The third calling card site is Thirty Mile Mesa (24ML402), where petroglyphs associated with cribbed-log war lodges show horses and a boat carrying four humans (Mulloy 1965). These petroglyphs are identified as Blackfoot based on the hourglass body human figures (Conner 1984: 129; Keyser 2007) and the Blackfoot style horses depicted there and good evidence dates this images to 1806 (Cramer 1974). The site location, on a high overlook with a south-facing view into the Yellowstone valley, would have been a perfect Blackfoot stopping place, and leaving a calling card petroglyph there would have been essentially the same behavior as documented for arborglyphs made only a few decades later (Hosmer 1962; King 1964; Taylor 1895; Welch 1924).

Conclusion

Cheval Bonnet petroglyphs are a Crow war party’s rock art calling card, left deep in Blackfeet country. Three site motifs are exclusively linked to Historic Crow biographic rock art in Crow territory and the styles of humans and horses on panels 1 and 3 are duplicated almost exactly in Historic Crow robe art (Brownstone 2001; Keyser, Renfro 2016). Furthermore, these diagnostic images are not drawn in Blackfoot biographic art—either rock art or painted robes.
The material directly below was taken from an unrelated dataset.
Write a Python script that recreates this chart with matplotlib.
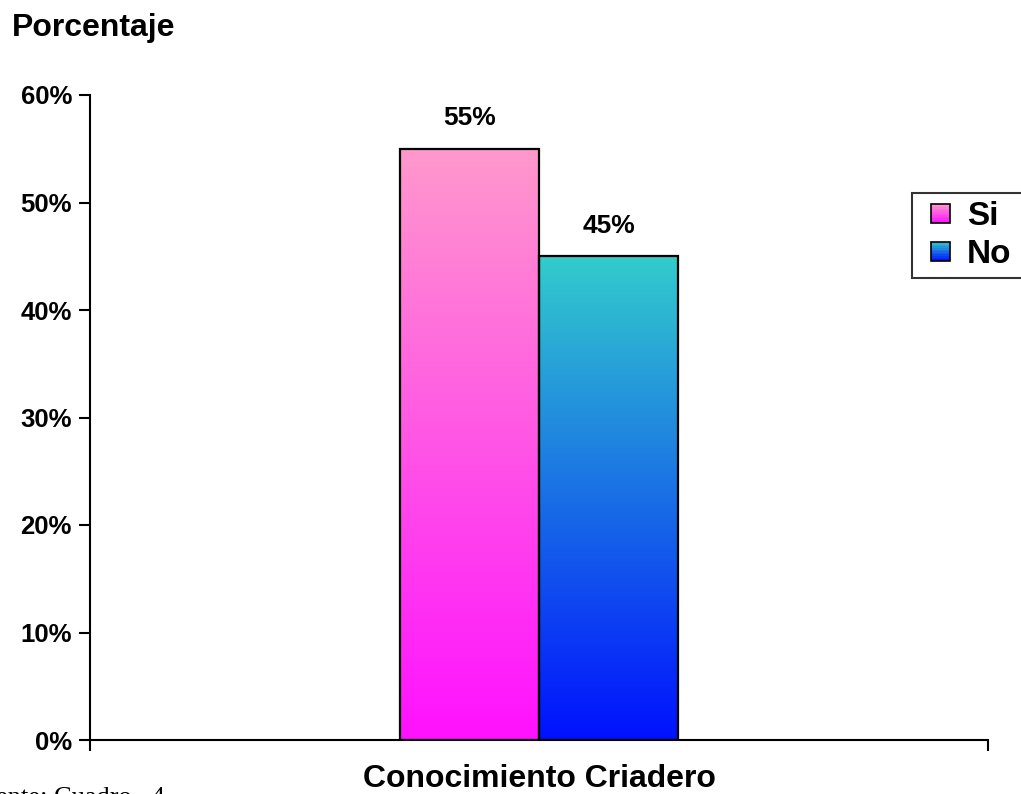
import numpy as np
import matplotlib
matplotlib.use("Agg")
import matplotlib.pyplot as plt
import matplotlib.patches as mpatches
from matplotlib.colors import LinearSegmentedColormap
from matplotlib.legend_handler import HandlerBase

# data
categories = ["Si", "No"]
values = [0.55, 0.45]
value_labels = ["55%", "45%"]
yticks = [0.0, 0.1, 0.2, 0.3, 0.4, 0.5, 0.6]
ytick_labels = ["0%", "10%", "20%", "30%", "40%", "50%", "60%"]

# gradients (top colour, bottom colour)
grads = [("#ff99cc", "#ff11ff"), ("#33cccc", "#0011ff")]

plt.rcParams['font.family'] = ['Liberation Sans', 'DejaVu Sans']

fig = plt.figure(figsize=(10.21, 7.94), dpi=100)
ax = fig.add_axes([90/1021, 1-740/794, 898/1021, 645/794])

width = 0.155
xs = [-width/2, width/2]
bars = ax.bar(xs, values, width=width, facecolor='none', edgecolor='black',
              linewidth=1.6, zorder=3)

for b, (top, bot) in zip(bars, grads):
    cmap = LinearSegmentedColormap.from_list("g", [bot, top])
    x0, y0 = b.get_x(), b.get_y()
    w, h = b.get_width(), b.get_height()
    grad = np.linspace(0, 1, 256).reshape(-1, 1)
    im = ax.imshow(grad, cmap=cmap, origin='lower', aspect='auto',
                   extent=[x0, x0 + w, y0, y0 + h], zorder=2)
    im.set_clip_path(b)

for x, v, lab in zip(xs, values, value_labels):
    ax.text(x, v + 0.017, lab, ha='center', va='bottom', fontsize=19,
            fontweight='bold')

ax.set_xlim(-0.5, 0.5)
ax.set_ylim(0, 0.6)
ax.set_yticks(yticks)
ax.set_yticklabels(ytick_labels, fontsize=18.5, fontweight='bold')
ax.set_xticks([-0.5, 0.5])
ax.set_xticklabels([])
ax.tick_params(axis='both', direction='out', length=8, width=1.5)
ax.tick_params(axis='y', pad=5)
for s in ['top', 'right']:
    ax.spines[s].set_visible(False)
for s in ['left', 'bottom']:
    ax.spines[s].set_linewidth(1.5)


class GradHandler(HandlerBase):
    # small square, right-aligned in the handle box, with a vertical gradient
    def __init__(self, top, bot):
        super().__init__()
        self.top, self.bot = top, bot

    def create_artists(self, legend, orig_handle, xdescent, ydescent,
                       width, height, fontsize, trans):
        cmap = LinearSegmentedColormap.from_list("g", [self.bot, self.top])
        side = height
        x0 = -xdescent + width - side
        y0 = -ydescent
        n = 12
        arts = []
        for i in range(n):
            r = mpatches.Rectangle((x0, y0 + i*side/n), side, side/n,
                                   facecolor=cmap((i + 0.5)/n),
                                   edgecolor='none', transform=trans)
            arts.append(r)
        arts.append(mpatches.Rectangle((x0, y0), side, side,
                                       facecolor='none', edgecolor='black',
                                       linewidth=1.2, transform=trans))
        return arts


handles = [mpatches.Patch(label=c) for c in categories]
hmap = {h: GradHandler(t, b) for h, (t, b) in zip(handles, grads)}
# legend box runs past the right edge of the figure, as in the original
leg = fig.legend(handles=handles, handler_map=hmap, loc='upper left',
                 bbox_to_anchor=(912/1021, 0, 0.12, 1-193/794),
                 mode='expand', borderaxespad=0,
                 prop={'weight': 'bold', 'size': 24}, frameon=True,
                 fancybox=False, edgecolor='black', handlelength=0.9,
                 handleheight=0.5, handletextpad=0.5, borderpad=0.25,
                 labelspacing=0.2)
leg.get_frame().set_linewidth(1.5)

fig.text(12/1021, 1-28/794, "Porcentaje", fontsize=23, fontweight='bold',
         ha='left', va='center')
fig.text(539/1021, 1-779/794, "Conocimiento Criadero", fontsize=23,
         fontweight='bold', ha='center', va='center')
fig.text(165/1021, 1-787/794, "Fuente: Cuadro   4", fontsize=19,
         family=['Liberation Serif', 'DejaVu Serif'], ha='right', va='top')

fig.savefig("out.png", dpi=100)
The site is one of four such calling cards confirmed on the Montana Plains, but others certainly exist. Recognizing them in the future, in Montana and surrounding areas, will become much easier as archaeologists understand this site type and learn how they are identified. 

James D. KEYSER
Oregon Archaeological Society
jkeyserfs@comcast.net

[1] Blackfoot refers collectively to the three tribes of the Blackfoot confederacy, while the name Blackfeet refers specifically to the local tribe, now residing in Montana, and in whose traditional territory the Cheval Bonnet site is located.

[2] Throughout the document, right and left are described from the perspective of the viewer.